August 12, 2015 | BY Ted Dunning
Editor's Note: In this week's Whiteboard Walkthrough, Ted Dunning, Chief Application Architect at MapR, shows you how to find out what's popular tomorrow by using Zipf's Law.
Here's the unedited transcription:
Hi, I want to talk about a problem that comes up all the time in trying to analyze and understand things that occur at variable rates. The problem is what's hot and of course, what's not. The problem is to determine not what's popular. This is typically in media or web pages or all kinds of things where you have lots of different kinds of things that occur or interacted with at different rates, so the problem is not to find what's popular. That's the frequency that something has, that's easy. That's also yesterday's news. What we want to do is find out what's going to be popular tomorrow, not yesterday. We want to know what's hot, what's rising in popularity.
One very, very cool aspect of this is we get to use something called Zipf's Law. Zipf's Law is one of the most amazing coordinates in the universe that's ever been noticed but people complain because it's not very useful. Today it is. The idea is that the most common, the largest, the most popular things are relatively rare and the least common, the least populous, the least popular are much more common.
This was noticed in the 40s by this guy named Zipf.

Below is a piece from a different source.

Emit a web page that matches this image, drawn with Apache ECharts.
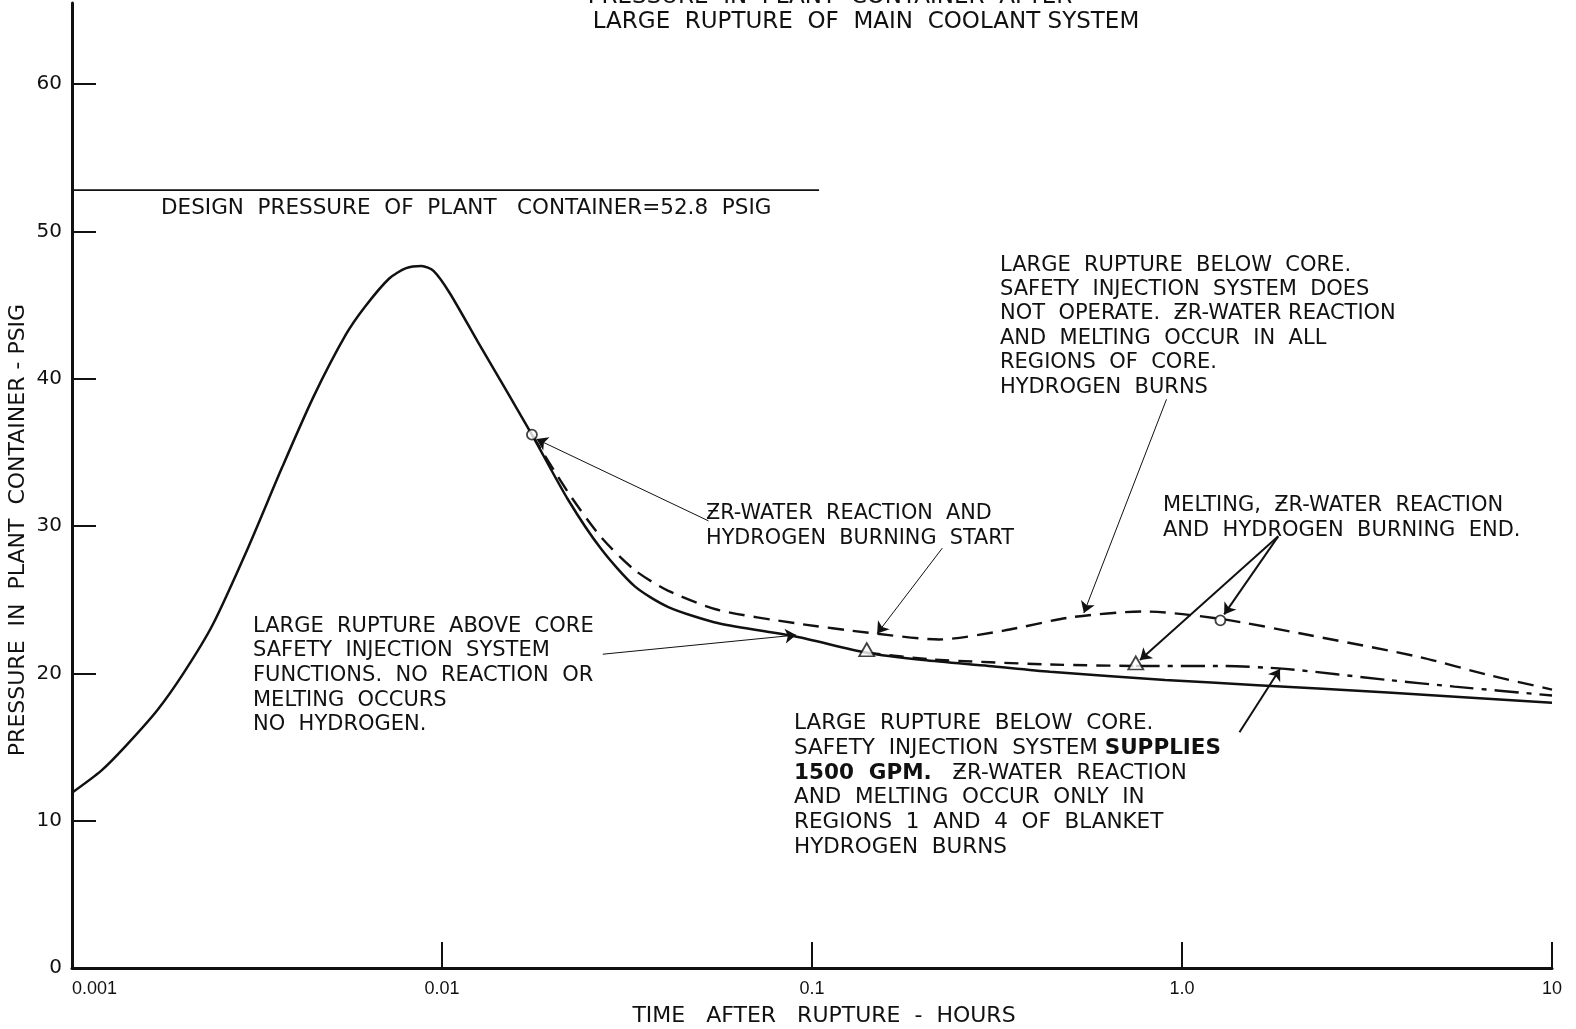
<!DOCTYPE html>
<html>
<head>
<meta charset="utf-8">
<title>Pressure in plant container after large rupture</title>
<script src="https://cdn.jsdelivr.net/npm/echarts@6.0.0/dist/echarts.min.js"></script>
<style>
  html, body { margin: 0; padding: 0; background: #fff; }
  #main { width: 1576px; height: 1029px; }
</style>
</head>
<body>
<div id="main"></div>
<script>
// axis ticks
var xTickLabels = ['0.001', '0.01', '0.1', '1.0', '10'];
var yTicks = [0, 10, 20, 30, 40, 50, 60];

// rupture above core, safety injection works (solid)
var solidX = [0.001, 0.0012, 0.0014, 0.0017, 0.002, 0.0024, 0.003, 0.0037, 0.0045, 0.0055, 0.0062, 0.0072,
  0.008, 0.0088, 0.0095, 0.0105, 0.0125, 0.015, 0.0175, 0.0219, 0.027, 0.0332, 0.0409, 0.0559, 0.0903,
  0.1406, 0.2, 0.3, 0.44, 0.9, 1.6, 3.6, 10];
var solidY = [11.9, 13.4, 15.1, 17.5, 20.0, 23.3, 28.6, 34.0, 38.8, 43.0, 44.9, 46.8,
  47.5, 47.65, 47.3, 45.8, 42.5, 39.1, 36.2, 31.8, 28.4, 25.9, 24.5, 23.4, 22.5,
  21.4, 20.9, 20.5, 20.1, 19.55, 19.2, 18.7, 18.0];

// rupture below core, no safety injection (dashed)
var noInjX = [0.0175, 0.0219, 0.027, 0.0332, 0.0409, 0.0559, 0.0903, 0.143, 0.22, 0.33, 0.5, 0.79, 1.27, 2.2, 4.4, 6.7, 10];
var noInjY = [36.2, 32.3, 29.2, 27.0, 25.6, 24.3, 23.4, 22.75, 22.3, 22.9, 23.8, 24.2, 23.7, 22.6, 21.1, 19.9, 18.9];

// rupture below core, injection 1500 gpm
var gpmDashX = [0.1406, 0.21, 0.44, 0.75];
var gpmDashY = [21.4, 20.95, 20.6, 20.5];
var gpmDotX = [0.75, 1.27, 1.9, 3.6, 5.45, 10];
var gpmDotY = [20.5, 20.5, 20.3, 19.55, 19.1, 18.5];

// design pressure
var designX = [0.001, 0.1045];
var designY = [52.8, 52.8];

// start / end markers
var circleX = [0.0175, 1.27];
var circleY = [36.2, 23.6];
var triX = [0.1406, 0.75];
var triY = [21.4, 20.5];

// annotation arrows (from text to curve)
var arrowFromX = [0.0525, 0.225, 0.0272, 0.908, 1.82, 1.82, 1.43];
var arrowFromY = [30.35, 28.5, 21.3, 38.6, 29.3, 29.3, 16.0];
var arrowToX = [0.018, 0.15, 0.0906, 0.543, 0.77, 1.3, 1.84];
var arrowToY = [35.9, 22.7, 22.6, 24.1, 20.9, 24.0, 20.3];
var arrowWidth = [1, 1, 1, 1, 2, 2, 2];

function pairs(xs, ys) {
  return xs.map(function (x, i) { return [x, ys[i]]; });
}

function lineSeries(xs, ys, width, dash) {
  return {
    type: 'line',
    data: pairs(xs, ys),
    showSymbol: false,
    smooth: 0.25,
    silent: true,
    lineStyle: { color: '#111', width: width, type: dash },
    z: 3
  };
}

var FONT = '"DejaVu Sans", "Liberation Sans", sans-serif';

function textBlock(x, y, lines, lh, size, rich) {
  var st = {
    text: lines.join('\n'),
    font: size + 'px ' + FONT,
    fill: '#111',
    lineHeight: lh,
    align: 'left',
    verticalAlign: 'top'
  };
  if (rich) st.rich = rich;
  return { type: 'text', x: x, y: y, silent: true, style: st };
}

var chart = echarts.init(document.getElementById('main'));

var arrowData = arrowFromX.map(function (x, i) {
  return [
    { coord: [x, arrowFromY[i]], lineStyle: { width: arrowWidth[i] } },
    { coord: [arrowToX[i], arrowToY[i]] }
  ];
});

var option = {
  backgroundColor: '#fff',
  animation: false,
  grid: { left: 72, right: 24, top: 3, bottom: 61 },
  xAxis: {
    type: 'log',
    logBase: 10,
    min: 0.001,
    max: 10,
    axisLine: { show: true, lineStyle: { color: '#111', width: 3 } },
    axisTick: { show: true, inside: true, length: 26, lineStyle: { color: '#111', width: 2 } },
    minorTick: { show: false },
    splitLine: { show: false },
    axisLabel: {
      color: '#111',
      fontSize: 18,
      fontFamily: '"Liberation Sans Narrow", "Liberation Sans", sans-serif',
      margin: 12,
      alignMinLabel: 'left',
      formatter: function (v) {
        var i = Math.round(Math.log10(v)) + 3;
        return xTickLabels[i] || '';
      }
    }
  },
  yAxis: {
    type: 'value',
    min: 0,
    max: 65.5,
    axisLine: { show: true, lineStyle: { color: '#111', width: 3 } },
    axisTick: { show: true, inside: true, length: 24, customValues: yTicks, lineStyle: { color: '#111', width: 2 } },
    splitLine: { show: false },
    axisLabel: {
      customValues: yTicks,
      color: '#111',
      fontSize: 20,
      fontFamily: '"DejaVu Sans", sans-serif',
      margin: 10
    }
  },
  series: [
    lineSeries(designX, designY, 1.6, 'solid'),
    lineSeries(solidX, solidY, 2.5, 'solid'),
    lineSeries(noInjX, noInjY, 2.4, [16, 9]),
    lineSeries(gpmDashX, gpmDashY, 2.4, [14, 9]),
    lineSeries(gpmDotX, gpmDotY, 2.4, [24, 8, 5, 8]),
    {
      type: 'scatter',
      data: pairs(circleX, circleY),
      symbol: 'circle',
      symbolSize: 10,
      silent: true,
      itemStyle: { color: '#fff', borderColor: '#111', borderWidth: 1.8 },
      z: 5
    },
    {
      type: 'scatter',
      data: pairs(triX, triY),
      symbol: 'triangle',
      symbolSize: [15, 13],
      symbolOffset: [0, -3],
      silent: true,
      itemStyle: { color: '#fff', borderColor: '#111', borderWidth: 1.8 },
      z: 5
    },
    {
      type: 'line',
      data: [],
      silent: true,
      markLine: {
        silent: true,
        animation: false,
        symbol: ['none', 'arrow'],
        symbolSize: 11,
        label: { show: false },
        lineStyle: { color: '#111', type: 'solid' },
        data: arrowData
      }
    }
  ],
  graphic: [
    // title (top line is cut off in the original)
    { type: 'text', x: 830, y: -3, silent: true,
      style: { text: 'PRESSURE  IN  PLANT  CONTAINER  AFTER', font: '23px ' + FONT, fill: '#111', align: 'center', verticalAlign: 'middle' } },
    { type: 'text', x: 866, y: 22, silent: true,
      style: { text: 'LARGE  RUPTURE  OF  MAIN  COOLANT SYSTEM', font: '23px ' + FONT, fill: '#111', align: 'center', verticalAlign: 'middle' } },
    // axis names
    { type: 'text', x: 18, y: 530, rotation: Math.PI / 2, silent: true,
      style: { text: 'PRESSURE  IN  PLANT  CONTAINER - PSIG', font: '22px ' + FONT, fill: '#111', align: 'center', verticalAlign: 'middle' } },
    { type: 'text', x: 824, y: 1016, silent: true,
      style: { text: 'TIME   AFTER   RUPTURE  -  HOURS', font: '22px ' + FONT, fill: '#111', align: 'center', verticalAlign: 'middle' } },
    // design pressure
    { type: 'text', x: 161, y: 208, silent: true,
      style: { text: 'DESIGN  PRESSURE  OF  PLANT   CONTAINER=52.8  PSIG', font: '21.5px ' + FONT, fill: '#111', align: 'left', verticalAlign: 'middle' } },
    textBlock(706, 501, ['\u01B5R-WATER  REACTION  AND', 'HYDROGEN  BURNING  START'], 25, 20.8),
    textBlock(1000, 253, [
      'LARGE  RUPTURE  BELOW  CORE.',
      'SAFETY  INJECTION  SYSTEM  DOES',
      'NOT  OPERATE.  \u01B5R-WATER REACTION',
      'AND  MELTING  OCCUR  IN  ALL',
      'REGIONS  OF  CORE.',
      'HYDROGEN  BURNS'
    ], 24.4, 21),
    textBlock(1163, 493, ['MELTING,  \u01B5R-WATER  REACTION', 'AND  HYDROGEN  BURNING  END.'], 25, 21),
    textBlock(253, 614, [
      'LARGE  RUPTURE  ABOVE  CORE',
      'SAFETY  INJECTION  SYSTEM',
      'FUNCTIONS.  NO  REACTION  OR',
      'MELTING  OCCURS',
      'NO  HYDROGEN.'
    ], 24.6, 21),
    textBlock(794, 711, [
      'LARGE  RUPTURE  BELOW  CORE.',
      'SAFETY  INJECTION  SYSTEM {b|SUPPLIES}',
      '{b|1500  GPM.}   \u01B5R-WATER  REACTION',
      'AND  MELTING  OCCUR  ONLY  IN',
      'REGIONS  1  AND  4  OF  BLANKET',
      'HYDROGEN  BURNS'
    ], 24.8, 21.5, { b: { font: 'bold 21.5px ' + FONT, fill: '#111' } })
  ]
};

chart.setOption(option);
</script>
</body>
</html>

It's an amazing name right there, it sounds like science fiction right off the bat. He noticed it with city sizes. There are very very few of the largest cities, there are very, very many of the smaller cities. He also noticed it with word lengths, word frequencies. In fact, he began to notice it everywhere. It is indeed almost a ubiquitous property of things we observe that have frequencies. This is true for content items on the web, or in all kinds of situations.
The idea is that the frequency of something is inversely proportional to it's rank when we plot this on a log-log scale. That's logs, and that's logs. Now, if we were to plot it without the log scale, we would barely be able to distinguish it from the axes. It would come down so sharply and go out so flatly, but on the log-log, we see this characteristic linear presentation. This relationship between rank and frequency is key to finding what's hot.

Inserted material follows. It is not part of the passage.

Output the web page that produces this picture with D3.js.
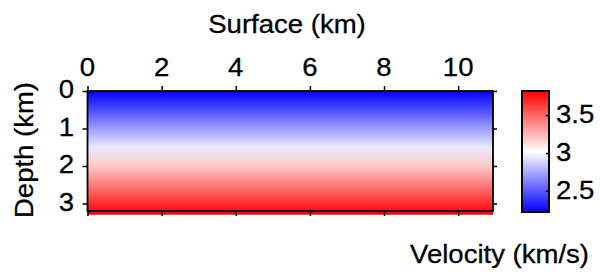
<!DOCTYPE html>
<html>
<head>
<meta charset="utf-8">
<script src="https://cdn.jsdelivr.net/npm/d3@7"></script>
<style>
  body { margin: 0; background: #fff; }
  text { font-family: "Liberation Sans", Arial, sans-serif; fill: #000; stroke: #000; stroke-width: 0.3px; }
</style>
</head>
<body>
<svg id="chart" width="600" height="278"></svg>
<script>
// velocity model (linear increase with depth)
var depths = [0, 0.5, 1, 1.5, 2, 2.5, 3, 3.3];
var velocities = [2.22, 2.46, 2.71, 2.95, 3.19, 3.43, 3.68, 3.82];
var surfaceTicks = [0, 2, 4, 6, 8, 10];
var depthTicks = [0, 1, 2, 3];
var cbarTicks = [2.5, 3, 3.5];
var cbarStops = [2.22, 3.02, 3.82];
var cbarColors = ["#0000ff", "#ffffff", "#ff0000"];

var fs = 25.5, stretch = 1.08;   // text in the reference is a bit wide

var svg = d3.select("#chart");
var x = d3.scaleLinear().domain([0, 10.94]).range([87.5, 493]);
var y = d3.scaleLinear().domain([0, 3.2]).range([91, 211]);
var c = d3.scaleLinear().domain(cbarStops).range(cbarColors);
var cy = d3.scaleLinear().domain([2.22, 3.82]).range([212, 91]);

var defs = svg.append("defs");

// model image
var g1 = defs.append("linearGradient").attr("id", "model")
    .attr("gradientUnits", "userSpaceOnUse")
    .attr("x1", 0).attr("x2", 0)
    .attr("y1", y(depths[0])).attr("y2", y(depths[depths.length - 1]));
g1.selectAll("stop").data(depths).enter().append("stop")
    .attr("offset", function (d) { return d / depths[depths.length - 1]; })
    .attr("stop-color", function (d, i) { return c(velocities[i]); });

svg.append("rect")
    .attr("x", x(0)).attr("y", y(depths[0]))
    .attr("width", x(10.94) - x(0))
    .attr("height", y(depths[depths.length - 1]) - y(depths[0]))
    .attr("fill", "url(#model)");

// axes (ticks only; frame drawn separately)
function styleAxis(sel) {
    sel.select(".domain").remove();
    sel.selectAll(".tick line").attr("stroke", "#000").attr("stroke-width", 1.5);
    sel.selectAll("text").remove();
}
svg.append("g").attr("transform", "translate(0," + y(0) + ")")
    .call(d3.axisTop(x).tickValues(surfaceTicks).tickSize(5)).call(styleAxis);
svg.append("g").attr("transform", "translate(0," + y(3.2) + ")")
    .call(d3.axisBottom(x).tickValues(surfaceTicks).tickSize(5)).call(styleAxis);
svg.append("g").attr("transform", "translate(" + x(0) + ",0)")
    .call(d3.axisLeft(y).tickValues(depthTicks).tickSize(5)).call(styleAxis);
svg.append("g").attr("transform", "translate(" + x(10.94) + ",0)")
    .call(d3.axisRight(y).tickValues(depthTicks).tickSize(4)).call(styleAxis);

svg.append("rect")
    .attr("x", x(0)).attr("y", y(0))
    .attr("width", x(10.94) - x(0)).attr("height", y(3.2) - y(0))
    .attr("fill", "none").attr("stroke", "#000").attr("stroke-width", 1.8);

function label(sel, tx, ty, rot, anchor, txt) {
    return sel.append("text")
        .attr("transform", "translate(" + tx + "," + ty + ")" + (rot ? " rotate(" + rot + ")" : "") + " scale(" + stretch + ",1)")
        .attr("text-anchor", anchor)
        .style("font-size", fs + "px")
        .text(txt);
}

surfaceTicks.forEach(function (t) { label(svg, x(t), 76, 0, "middle", t); });
depthTicks.forEach(function (t) { label(svg, 74, y(t) + 7, 0, "end", t); });

label(svg, 287, 33, 0, "middle", "Surface (km)");
label(svg, 33, 150, -90, "middle", "Depth (km)");

// colorbar
var g2 = defs.append("linearGradient").attr("id", "cbar")
    .attr("gradientUnits", "userSpaceOnUse")
    .attr("x1", 0).attr("x2", 0)
    .attr("y1", cy(cbarStops[0])).attr("y2", cy(cbarStops[cbarStops.length - 1]));
g2.selectAll("stop").data(cbarStops).enter().append("stop")
    .attr("offset", function (d) { return (d - cbarStops[0]) / (cbarStops[cbarStops.length - 1] - cbarStops[0]); })
    .attr("stop-color", function (d) { return c(d); });

var cbx = 522, cbw = 27;
svg.append("rect")
    .attr("x", cbx).attr("y", cy(3.82))
    .attr("width", cbw).attr("height", cy(2.22) - cy(3.82))
    .attr("fill", "url(#cbar)")
    .attr("stroke", "#000").attr("stroke-width", 2);

svg.append("g").attr("transform", "translate(" + (cbx + cbw) + ",0)")
    .call(d3.axisLeft(cy).tickValues(cbarTicks).tickSize(3)).call(styleAxis);

cbarTicks.forEach(function (t) { label(svg, 556, cy(t) + 8, 0, "start", t); });

label(svg, 589, 263, 0, "end", "Velocity (km/s)");
</script>
</body>
</html>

What we want to find is the things that are changing in rank, changing in a rank by some proportion. Something that goes from tenth to fifth is reasonably said to be about as significant as something that goes from hundredth to fiftieth. Certainly, going from tenth to fifth is much more exciting than going from hundredth to ninety-fifth. It can't just be how many places in rank we change, it has to be something like how much of the rank did we change.

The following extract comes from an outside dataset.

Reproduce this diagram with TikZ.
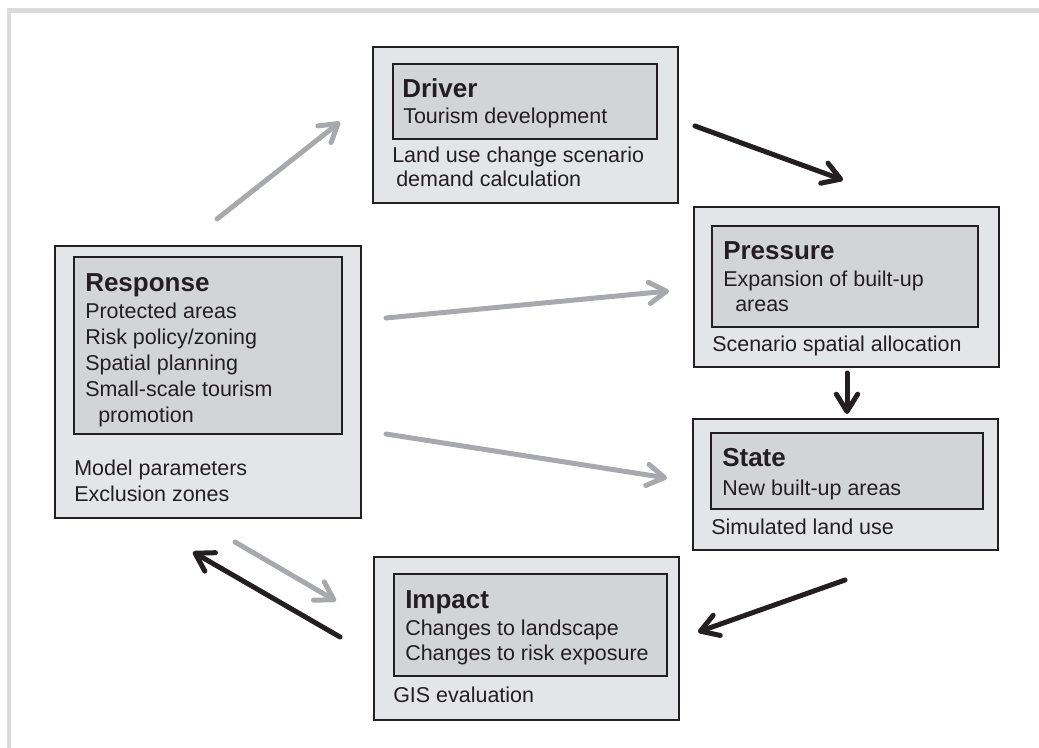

Proportional change in rank is the intuition that we're going to go after. Rank is proportional to one over frequency, that's what we saw over there. There's some element of proportionality, some constant there. That's the power law exponent, but we'll see that that doesn't really matter in just a moment. What we can do, we could measure rank. The way we would measure rank of course is we would count the frequency of everything, sort it, and then look at the rank, but that's an inefficient operation because it needs the data for everything to compute anything. What we'd much rather have is the ability to say how hot is something just based on it's own statistics. It's own statistics are it's own frequency. Instead of the ratio of ranks, we can talk about hotness being proportional to the log of the ratio of frequencies.
Here, these are the ranks, this is proportionally the rank of the old measurement, here is the rank of the new measurement. How much that changes is how hot this thing is. The constants here, the alphas, can go away because we're just dividing these logs. We can keep them if we'd like or we can ignore them if we'd like. What we wind up with is a very simple formula here where hotness is the log of the new frequency, plus some fudge factor, divided by the old frequency plus the same fudge factor. The fudge factor has actually got a deep philosophical and mathematical rationale underneath it. For the moment, you can just look at it as a way to avoid ever dividing by zero.
What it also does is says that things that go from zero frequency to two, times in a month say, are not infinitely exciting, they are moderately exciting. You have to get some minimal frequency before you rise above the significance that "k" gives you right off the bat. If you have zero before and zero after, you'll get a ratio of one, which gives you zero hotness, if that's what you'd like. If your frequency stays the same in two succeeding time periods, you'll also get zero hotness. If it goes up by a lot and if the frequencies are much larger than "k", then you'd be truly hot. That's how we use Zipf's Law to calculate hotness. It's really pretty easy. This is amazingly effective and very simple to do. Thanks!